━━━ Supplied information ━━━
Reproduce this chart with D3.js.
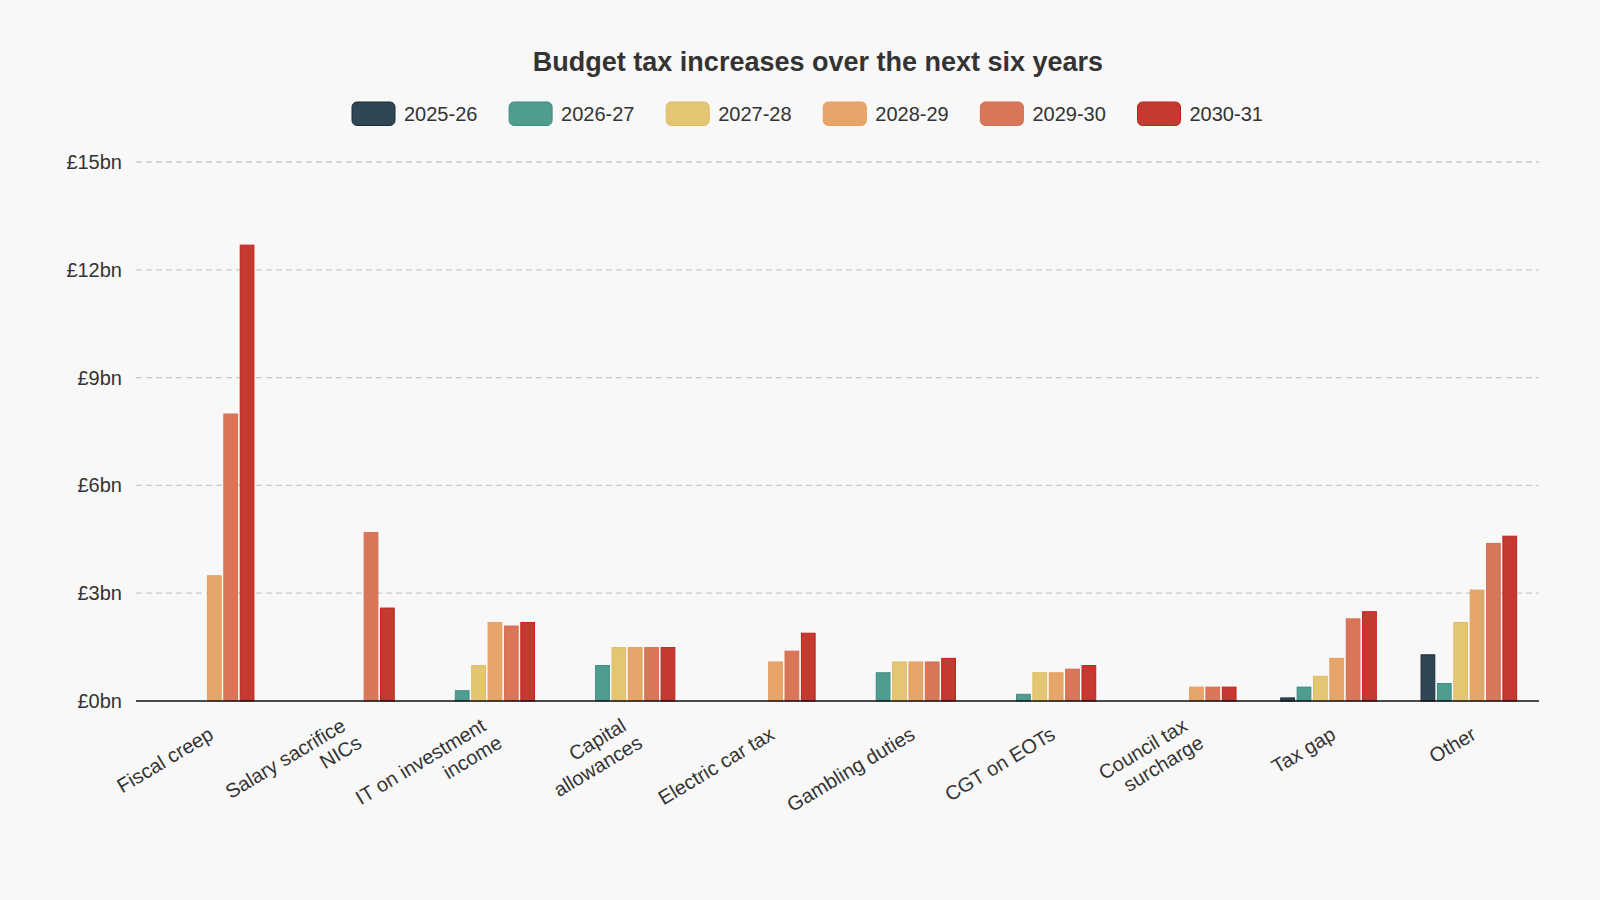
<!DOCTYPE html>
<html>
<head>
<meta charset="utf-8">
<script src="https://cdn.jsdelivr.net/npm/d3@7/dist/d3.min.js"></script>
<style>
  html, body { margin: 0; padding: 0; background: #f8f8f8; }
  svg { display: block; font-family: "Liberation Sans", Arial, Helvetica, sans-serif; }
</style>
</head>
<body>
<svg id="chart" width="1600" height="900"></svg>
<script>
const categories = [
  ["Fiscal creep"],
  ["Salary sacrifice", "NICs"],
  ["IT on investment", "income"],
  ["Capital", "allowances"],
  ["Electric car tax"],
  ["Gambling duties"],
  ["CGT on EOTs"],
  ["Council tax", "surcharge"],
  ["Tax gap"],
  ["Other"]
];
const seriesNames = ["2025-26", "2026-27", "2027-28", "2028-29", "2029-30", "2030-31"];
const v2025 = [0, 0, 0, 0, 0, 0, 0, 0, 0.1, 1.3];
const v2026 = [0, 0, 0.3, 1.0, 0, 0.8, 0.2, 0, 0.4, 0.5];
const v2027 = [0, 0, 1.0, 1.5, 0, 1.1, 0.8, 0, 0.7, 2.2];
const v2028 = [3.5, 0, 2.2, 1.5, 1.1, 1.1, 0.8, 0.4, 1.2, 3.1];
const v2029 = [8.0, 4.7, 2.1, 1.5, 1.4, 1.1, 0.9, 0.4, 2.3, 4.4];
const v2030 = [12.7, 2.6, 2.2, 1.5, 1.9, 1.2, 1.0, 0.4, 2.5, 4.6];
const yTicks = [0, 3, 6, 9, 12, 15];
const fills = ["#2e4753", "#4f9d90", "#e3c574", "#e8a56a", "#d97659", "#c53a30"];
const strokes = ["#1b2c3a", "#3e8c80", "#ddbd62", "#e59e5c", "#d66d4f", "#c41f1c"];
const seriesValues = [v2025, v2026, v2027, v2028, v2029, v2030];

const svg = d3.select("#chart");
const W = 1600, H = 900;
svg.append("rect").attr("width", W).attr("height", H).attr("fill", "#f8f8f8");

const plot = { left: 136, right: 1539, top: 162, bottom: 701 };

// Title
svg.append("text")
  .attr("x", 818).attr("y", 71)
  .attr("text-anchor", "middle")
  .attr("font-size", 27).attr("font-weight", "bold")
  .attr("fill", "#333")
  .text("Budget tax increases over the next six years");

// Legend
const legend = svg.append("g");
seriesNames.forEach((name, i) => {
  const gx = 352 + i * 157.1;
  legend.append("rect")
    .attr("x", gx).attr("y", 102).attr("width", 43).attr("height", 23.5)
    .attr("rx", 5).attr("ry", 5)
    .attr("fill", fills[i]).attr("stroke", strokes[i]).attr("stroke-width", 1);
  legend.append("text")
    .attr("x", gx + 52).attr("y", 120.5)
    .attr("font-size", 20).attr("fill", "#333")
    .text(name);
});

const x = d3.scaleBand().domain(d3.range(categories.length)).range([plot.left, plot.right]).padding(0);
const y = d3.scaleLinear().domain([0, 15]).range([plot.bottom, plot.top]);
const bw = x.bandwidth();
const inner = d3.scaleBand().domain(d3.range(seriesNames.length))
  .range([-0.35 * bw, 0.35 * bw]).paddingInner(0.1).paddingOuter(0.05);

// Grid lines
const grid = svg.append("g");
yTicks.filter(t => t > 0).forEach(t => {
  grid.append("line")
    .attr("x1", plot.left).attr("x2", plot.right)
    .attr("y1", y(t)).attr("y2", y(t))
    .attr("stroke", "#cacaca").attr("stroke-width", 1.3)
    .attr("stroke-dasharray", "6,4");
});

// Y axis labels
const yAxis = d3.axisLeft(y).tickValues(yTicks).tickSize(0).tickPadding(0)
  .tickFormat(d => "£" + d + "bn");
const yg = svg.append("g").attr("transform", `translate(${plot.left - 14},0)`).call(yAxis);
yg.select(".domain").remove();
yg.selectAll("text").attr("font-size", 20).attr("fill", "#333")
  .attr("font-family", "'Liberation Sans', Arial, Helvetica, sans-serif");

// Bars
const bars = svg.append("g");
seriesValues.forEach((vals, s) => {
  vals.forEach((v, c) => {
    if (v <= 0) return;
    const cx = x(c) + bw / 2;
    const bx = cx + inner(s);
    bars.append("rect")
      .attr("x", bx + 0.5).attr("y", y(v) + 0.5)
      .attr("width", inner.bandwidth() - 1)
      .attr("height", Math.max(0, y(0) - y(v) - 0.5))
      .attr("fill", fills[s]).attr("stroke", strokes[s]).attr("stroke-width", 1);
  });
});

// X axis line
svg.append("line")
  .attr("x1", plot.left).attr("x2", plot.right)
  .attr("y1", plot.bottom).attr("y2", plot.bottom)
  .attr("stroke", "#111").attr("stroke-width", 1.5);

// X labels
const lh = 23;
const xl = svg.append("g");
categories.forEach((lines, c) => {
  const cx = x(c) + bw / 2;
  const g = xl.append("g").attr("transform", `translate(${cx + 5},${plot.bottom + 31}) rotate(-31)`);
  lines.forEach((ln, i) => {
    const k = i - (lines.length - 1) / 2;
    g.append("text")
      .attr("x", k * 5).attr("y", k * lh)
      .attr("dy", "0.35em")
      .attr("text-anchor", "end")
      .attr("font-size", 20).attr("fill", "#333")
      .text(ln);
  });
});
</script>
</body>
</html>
━━━
## Exercise goal
Every line from the start of the listing above through the line with "162, bottom: 701" should be repeated exactly; skip the pictures and add nothing else.

## Reply to the task
Reproduce this chart with D3.js.
<!DOCTYPE html>
<html>
<head>
<meta charset="utf-8">
<script src="https://cdn.jsdelivr.net/npm/d3@7/dist/d3.min.js"></script>
<style>
  html, body { margin: 0; padding: 0; background: #f8f8f8; }
  svg { display: block; font-family: "Liberation Sans", Arial, Helvetica, sans-serif; }
</style>
</head>
<body>
<svg id="chart" width="1600" height="900"></svg>
<script>
const categories = [
  ["Fiscal creep"],
  ["Salary sacrifice", "NICs"],
  ["IT on investment", "income"],
  ["Capital", "allowances"],
  ["Electric car tax"],
  ["Gambling duties"],
  ["CGT on EOTs"],
  ["Council tax", "surcharge"],
  ["Tax gap"],
  ["Other"]
];
const seriesNames = ["2025-26", "2026-27", "2027-28", "2028-29", "2029-30", "2030-31"];
const v2025 = [0, 0, 0, 0, 0, 0, 0, 0, 0.1, 1.3];
const v2026 = [0, 0, 0.3, 1.0, 0, 0.8, 0.2, 0, 0.4, 0.5];
const v2027 = [0, 0, 1.0, 1.5, 0, 1.1, 0.8, 0, 0.7, 2.2];
const v2028 = [3.5, 0, 2.2, 1.5, 1.1, 1.1, 0.8, 0.4, 1.2, 3.1];
const v2029 = [8.0, 4.7, 2.1, 1.5, 1.4, 1.1, 0.9, 0.4, 2.3, 4.4];
const v2030 = [12.7, 2.6, 2.2, 1.5, 1.9, 1.2, 1.0, 0.4, 2.5, 4.6];
const yTicks = [0, 3, 6, 9, 12, 15];
const fills = ["#2e4753", "#4f9d90", "#e3c574", "#e8a56a", "#d97659", "#c53a30"];
const strokes = ["#1b2c3a", "#3e8c80", "#ddbd62", "#e59e5c", "#d66d4f", "#c41f1c"];
const seriesValues = [v2025, v2026, v2027, v2028, v2029, v2030];

const svg = d3.select("#chart");
const W = 1600, H = 900;
svg.append("rect").attr("width", W).attr("height", H).attr("fill", "#f8f8f8");

const plot = { left: 136, right: 1539, top: 162, bottom: 701 };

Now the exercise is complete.